>>>>
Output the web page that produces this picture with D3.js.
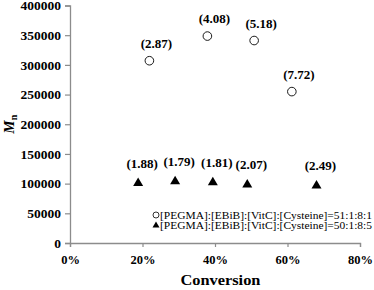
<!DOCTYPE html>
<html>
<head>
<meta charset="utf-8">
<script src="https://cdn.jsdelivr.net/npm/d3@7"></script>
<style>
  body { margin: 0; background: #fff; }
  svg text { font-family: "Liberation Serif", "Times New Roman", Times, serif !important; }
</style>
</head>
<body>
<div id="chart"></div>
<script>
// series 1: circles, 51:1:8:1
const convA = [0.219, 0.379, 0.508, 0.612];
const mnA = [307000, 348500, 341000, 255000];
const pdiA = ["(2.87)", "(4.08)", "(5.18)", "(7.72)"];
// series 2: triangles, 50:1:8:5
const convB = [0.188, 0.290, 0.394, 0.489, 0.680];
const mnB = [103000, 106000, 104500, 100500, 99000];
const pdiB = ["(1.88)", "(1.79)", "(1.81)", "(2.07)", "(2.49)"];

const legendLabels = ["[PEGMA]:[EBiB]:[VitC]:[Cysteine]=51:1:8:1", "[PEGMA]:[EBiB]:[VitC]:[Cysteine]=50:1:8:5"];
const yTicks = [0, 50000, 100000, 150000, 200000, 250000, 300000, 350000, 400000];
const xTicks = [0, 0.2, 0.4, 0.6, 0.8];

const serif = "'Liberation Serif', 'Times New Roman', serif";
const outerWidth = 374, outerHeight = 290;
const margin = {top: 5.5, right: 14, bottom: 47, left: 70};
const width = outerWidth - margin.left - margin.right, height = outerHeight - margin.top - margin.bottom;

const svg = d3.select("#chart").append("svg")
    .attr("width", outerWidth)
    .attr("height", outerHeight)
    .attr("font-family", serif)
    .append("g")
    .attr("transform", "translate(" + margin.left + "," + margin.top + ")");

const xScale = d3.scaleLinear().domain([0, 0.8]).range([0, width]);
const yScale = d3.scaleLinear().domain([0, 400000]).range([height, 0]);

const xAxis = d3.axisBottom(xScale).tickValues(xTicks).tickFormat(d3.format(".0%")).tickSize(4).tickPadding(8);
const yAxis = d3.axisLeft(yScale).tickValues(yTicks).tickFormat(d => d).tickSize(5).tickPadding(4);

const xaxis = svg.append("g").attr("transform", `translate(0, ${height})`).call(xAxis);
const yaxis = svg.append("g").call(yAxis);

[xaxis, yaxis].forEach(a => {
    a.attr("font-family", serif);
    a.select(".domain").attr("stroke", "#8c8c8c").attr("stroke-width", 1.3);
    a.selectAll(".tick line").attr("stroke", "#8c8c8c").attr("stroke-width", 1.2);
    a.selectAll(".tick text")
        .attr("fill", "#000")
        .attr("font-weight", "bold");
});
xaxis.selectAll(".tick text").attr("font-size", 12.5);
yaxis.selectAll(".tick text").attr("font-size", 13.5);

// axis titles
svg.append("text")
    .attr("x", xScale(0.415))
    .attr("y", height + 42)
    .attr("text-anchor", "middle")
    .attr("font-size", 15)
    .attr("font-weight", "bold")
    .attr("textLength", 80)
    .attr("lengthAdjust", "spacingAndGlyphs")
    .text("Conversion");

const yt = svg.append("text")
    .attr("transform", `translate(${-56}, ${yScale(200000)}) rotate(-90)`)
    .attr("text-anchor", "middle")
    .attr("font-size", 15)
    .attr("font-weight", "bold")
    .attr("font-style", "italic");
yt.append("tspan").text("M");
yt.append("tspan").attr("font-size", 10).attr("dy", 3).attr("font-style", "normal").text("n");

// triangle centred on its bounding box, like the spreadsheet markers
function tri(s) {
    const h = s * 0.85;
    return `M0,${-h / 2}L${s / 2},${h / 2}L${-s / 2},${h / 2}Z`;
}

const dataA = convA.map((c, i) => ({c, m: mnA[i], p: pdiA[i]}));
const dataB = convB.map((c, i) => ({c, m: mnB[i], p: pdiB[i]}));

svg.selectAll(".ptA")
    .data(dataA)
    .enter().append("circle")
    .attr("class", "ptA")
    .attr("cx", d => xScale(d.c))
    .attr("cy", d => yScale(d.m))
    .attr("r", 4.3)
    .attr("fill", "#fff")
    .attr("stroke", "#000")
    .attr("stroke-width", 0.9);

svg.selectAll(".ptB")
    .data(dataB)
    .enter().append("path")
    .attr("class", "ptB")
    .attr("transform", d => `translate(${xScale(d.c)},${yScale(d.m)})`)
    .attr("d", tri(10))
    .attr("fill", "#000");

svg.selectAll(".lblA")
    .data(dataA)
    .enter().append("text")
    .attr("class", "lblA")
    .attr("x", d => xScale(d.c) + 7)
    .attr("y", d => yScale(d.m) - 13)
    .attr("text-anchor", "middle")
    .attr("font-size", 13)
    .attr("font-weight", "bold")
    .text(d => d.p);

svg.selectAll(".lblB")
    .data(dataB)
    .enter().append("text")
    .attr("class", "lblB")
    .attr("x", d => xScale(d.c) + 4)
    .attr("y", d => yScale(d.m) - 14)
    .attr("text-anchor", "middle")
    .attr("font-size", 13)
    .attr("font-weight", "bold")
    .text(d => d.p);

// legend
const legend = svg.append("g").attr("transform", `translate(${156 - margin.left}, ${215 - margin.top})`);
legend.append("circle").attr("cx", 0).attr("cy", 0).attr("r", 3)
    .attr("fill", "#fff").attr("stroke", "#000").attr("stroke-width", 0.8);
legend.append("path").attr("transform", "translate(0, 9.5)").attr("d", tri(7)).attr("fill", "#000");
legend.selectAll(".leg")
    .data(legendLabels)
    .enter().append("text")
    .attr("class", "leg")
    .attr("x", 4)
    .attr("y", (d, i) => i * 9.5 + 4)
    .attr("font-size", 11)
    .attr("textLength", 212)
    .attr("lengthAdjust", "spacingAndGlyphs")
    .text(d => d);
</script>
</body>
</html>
<<<<
PROBLEM DESCRIPTION: Reproduce each line exactly, please, except for any pictures.

THE RESPONSE:
Output the web page that produces this picture with D3.js.
<!DOCTYPE html>
<html>
<head>
<meta charset="utf-8">
<script src="https://cdn.jsdelivr.net/npm/d3@7"></script>
<style>
  body { margin: 0; background: #fff; }
  svg text { font-family: "Liberation Serif", "Times New Roman", Times, serif !important; }
</style>
</head>
<body>
<div id="chart"></div>
<script>
// series 1: circles, 51:1:8:1
const convA = [0.219, 0.379, 0.508, 0.612];
const mnA = [307000, 348500, 341000, 255000];
const pdiA = ["(2.87)", "(4.08)", "(5.18)", "(7.72)"];
// series 2: triangles, 50:1:8:5
const convB = [0.188, 0.290, 0.394, 0.489, 0.680];
const mnB = [103000, 106000, 104500, 100500, 99000];
const pdiB = ["(1.88)", "(1.79)", "(1.81)", "(2.07)", "(2.49)"];

const legendLabels = ["[PEGMA]:[EBiB]:[VitC]:[Cysteine]=51:1:8:1", "[PEGMA]:[EBiB]:[VitC]:[Cysteine]=50:1:8:5"];
const yTicks = [0, 50000, 100000, 150000, 200000, 250000, 300000, 350000, 400000];
const xTicks = [0, 0.2, 0.4, 0.6, 0.8];

const serif = "'Liberation Serif', 'Times New Roman', serif";
const outerWidth = 374, outerHeight = 290;
const margin = {top: 5.5, right: 14, bottom: 47, left: 70};
const width = outerWidth - margin.left - margin.right, height = outerHeight - margin.top - margin.bottom;

const svg = d3.select("#chart").append("svg")
    .attr("width", outerWidth)
    .attr("height", outerHeight)
    .attr("font-family", serif)
    .append("g")
    .attr("transform", "translate(" + margin.left + "," + margin.top + ")");

const xScale = d3.scaleLinear().domain([0, 0.8]).range([0, width]);
const yScale = d3.scaleLinear().domain([0, 400000]).range([height, 0]);

const xAxis = d3.axisBottom(xScale).tickValues(xTicks).tickFormat(d3.format(".0%")).tickSize(4).tickPadding(8);
const yAxis = d3.axisLeft(yScale).tickValues(yTicks).tickFormat(d => d).tickSize(5).tickPadding(4);

const xaxis = svg.append("g").attr("transform", `translate(0, ${height})`).call(xAxis);
const yaxis = svg.append("g").call(yAxis);

[xaxis, yaxis].forEach(a => {
    a.attr("font-family", serif);
    a.select(".domain").attr("stroke", "#8c8c8c").attr("stroke-width", 1.3);
    a.selectAll(".tick line").attr("stroke", "#8c8c8c").attr("stroke-width", 1.2);
    a.selectAll(".tick text")
        .attr("fill", "#000")
        .attr("font-weight", "bold");
});
xaxis.selectAll(".tick text").attr("font-size", 12.5);
yaxis.selectAll(".tick text").attr("font-size", 13.5);

// axis titles
svg.append("text")
    .attr("x", xScale(0.415))
    .attr("y", height + 42)
    .attr("text-anchor", "middle")
    .attr("font-size", 15)
    .attr("font-weight", "bold")
    .attr("textLength", 80)
    .attr("lengthAdjust", "spacingAndGlyphs")
    .text("Conversion");

const yt = svg.append("text")
    .attr("transform", `translate(${-56}, ${yScale(200000)}) rotate(-90)`)
    .attr("text-anchor", "middle")
    .attr("font-size", 15)
    .attr("font-weight", "bold")
    .attr("font-style", "italic");
yt.append("tspan").text("M");
yt.append("tspan").attr("font-size", 10).attr("dy", 3).attr("font-style", "normal").text("n");

// triangle centred on its bounding box, like the spreadsheet markers
function tri(s) {
    const h = s * 0.85;
    return `M0,${-h / 2}L${s / 2},${h / 2}L${-s / 2},${h / 2}Z`;
}

const dataA = convA.map((c, i) => ({c, m: mnA[i], p: pdiA[i]}));
const dataB = convB.map((c, i) => ({c, m: mnB[i], p: pdiB[i]}));

svg.selectAll(".ptA")
    .data(dataA)
    .enter().append("circle")
    .attr("class", "ptA")
    .attr("cx", d => xScale(d.c))
    .attr("cy", d => yScale(d.m))
    .attr("r", 4.3)
    .attr("fill", "#fff")
    .attr("stroke", "#000")
    .attr("stroke-width", 0.9);

svg.selectAll(".ptB")
    .data(dataB)
    .enter().append("path")
    .attr("class", "ptB")
    .attr("transform", d => `translate(${xScale(d.c)},${yScale(d.m)})`)
    .attr("d", tri(10))
    .attr("fill", "#000");

svg.selectAll(".lblA")
    .data(dataA)
    .enter().append("text")
    .attr("class", "lblA")
    .attr("x", d => xScale(d.c) + 7)
    .attr("y", d => yScale(d.m) - 13)
    .attr("text-anchor", "middle")
    .attr("font-size", 13)
    .attr("font-weight", "bold")
    .text(d => d.p);

svg.selectAll(".lblB")
    .data(dataB)
    .enter().append("text")
    .attr("class", "lblB")
    .attr("x", d => xScale(d.c) + 4)
    .attr("y", d => yScale(d.m) - 14)
    .attr("text-anchor", "middle")
    .attr("font-size", 13)
    .attr("font-weight", "bold")
    .text(d => d.p);

// legend
const legend = svg.append("g").attr("transform", `translate(${156 - margin.left}, ${215 - margin.top})`);
legend.append("circle").attr("cx", 0).attr("cy", 0).attr("r", 3)
    .attr("fill", "#fff").attr("stroke", "#000").attr("stroke-width", 0.8);
legend.append("path").attr("transform", "translate(0, 9.5)").attr("d", tri(7)).attr("fill", "#000");
legend.selectAll(".leg")
    .data(legendLabels)
    .enter().append("text")
    .attr("class", "leg")
    .attr("x", 4)
    .attr("y", (d, i) => i * 9.5 + 4)
    .attr("font-size", 11)
    .attr("textLength", 212)
    .attr("lengthAdjust", "spacingAndGlyphs")
    .text(d => d);
</script>
</body>
</html>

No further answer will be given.